I'd be surprised if he said that because it's absolutely not the case (and I mean no disrespect to Clapton in saying that).
Clapton emerged out of a whole scene of British players who had discovered and were inspired by the blues. The key sources here are not so much Clapton, but John Mayall and the Yardbirds. Mayall probably got "turned on" to the blues by Alexis Korner.
What is beyond doubt is that in the late 50s, early 60s the blues and the great blues players (Muddy Waters, the Kings, Elmore James etc) were far better known in Britain than in the USA.
Joe Boyd tells a tale of how in the early 60s he was at a Chuck Berry concert in the UK. He saw a familiar shadow in the wings and said, more to himself than anybody else, "That looks like John Lee Hooker". The teenagers standing around overheard and the whole place went crazy - they all knew who John Lee Hooker was, and the only way for Berry to get things under control was to call Hooker on stage to take a bow.
Pink Floyd are named after two rural blues players - Pink Anderson and Floyd Council.
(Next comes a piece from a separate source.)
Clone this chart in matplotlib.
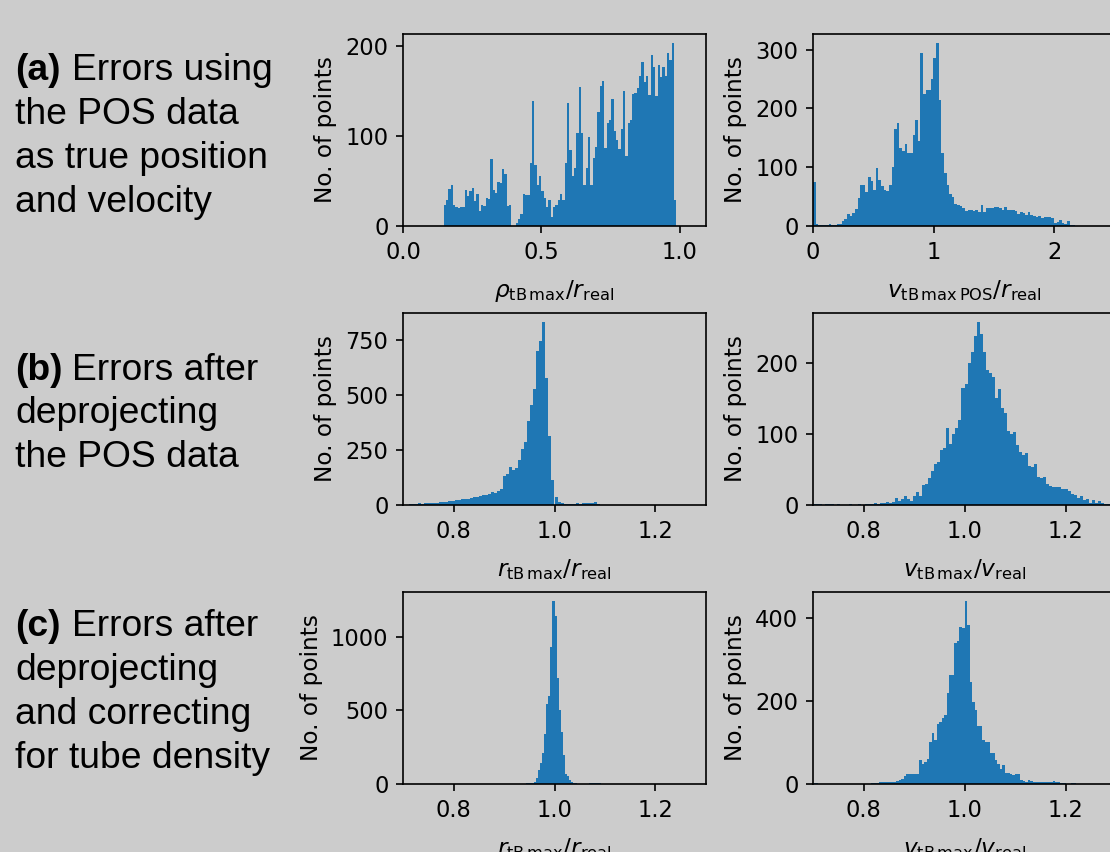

An early inspiration to the Stones (and this is very early, before they got even a sniff of a recording contract) was Elmore James.
Peter Green, Rory Gallagher, Jimmy Page, Syd Barret and Jeff Beck (for starters) were contemporaries of Clapton's and would have been familiar with the classic blues canon.
Even a lot of significant acoustic players in the late 50s, early 60s British scene would have had significant inspiration from the Blues - John Renbourn, Bert Jansch, Davy Graham, Martin Carthy for starters - with a key figure there being Big Bill Broonzy.